Working from observations of structural failure, the book identifies the principal failure types such as brittle fracture, with considerations of solo crack initiation and crack propagation associated with collective distributed damage. The other type is ductile fracture, when a crack blunts immediately on the application of stress resulting in large deformation. The book then addresses the life of a structure in a specific environment and load condition, using irreversible thermodynamics and the entropy criterion to address cooperative fracture and novel statistical Fracture mechanics to address solo fracture.

Applies well-established concepts from mechanics, absent in contemporary Fracture mechanics

Uses novel concepts of mechanics, irreversible thermodynamics, and statistical Fracture mechanics

The book is ideal for graduate students and design engineers in civil and materials engineering, as well as mechanical and chemical engineering.
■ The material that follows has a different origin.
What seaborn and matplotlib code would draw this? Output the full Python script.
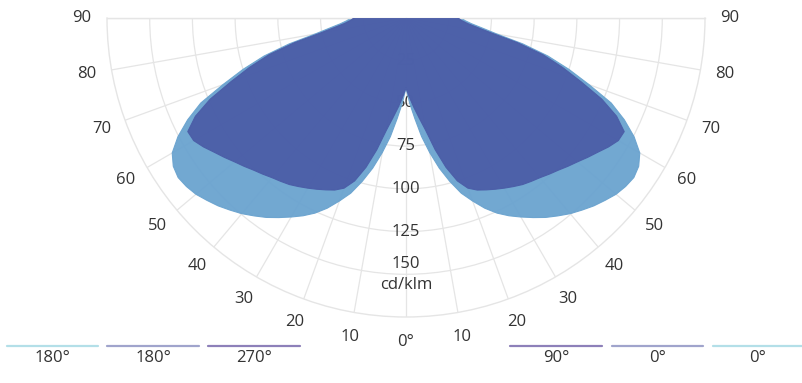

Students using the book need no more than basic college-level mechanics, mathematics, and statistics knowledge.

List of contents










1. Review of Classical Strength of Materials.  2. Commonly Used Mathematical Tools.  3. Equations of Elasticity.  4. Conventional Fracture Mechanics.  5. Cooperative Brittle Fracture (Lifetime Prediction).  6. Solo Brittle Fracture and Statistical Fracture Mechanics.  7. References & appendices.  Appendix I. Summary of Onsager Reciprocal Relations.  Appendix II. Historical Remarks on Energy Release Rates.  Appendix III. Remarks on Emmy Noether's Theorem. 

About the author

Alexander Chudnovsky is UIC Distinguished Professor Emeritus and Director of the Fracture Mechanics and Materials Durability Laboratory in the Civil and Materials Engineering Department of the University of Illinois at Chicago, USA. Over a career of more than 60 years, he has received numerous teaching awards and the 2004 Outstanding Achievement Award of the Society of Plastics Engineers.
Kalyan Sehanobish has been a global plastic product consultant and owner of Materials & Adhesives Research Services since 2019, and for over 25 years was Research Fellow at the Dow Chemical Company prior to 2019. He received the R&D inventor of the year award for several projects as a technical project team participant and the Automative PACE award for IMPAXX foam in 2008.

Summary

This textbook introduces the thermodynamics of irreversible processes to address the time dependency of fracture. It identifies principal structural failure types such as brittle damage and ductile failure and covers the life of a structure in a specific environment and load condition, addressing cooperative and solo fracture.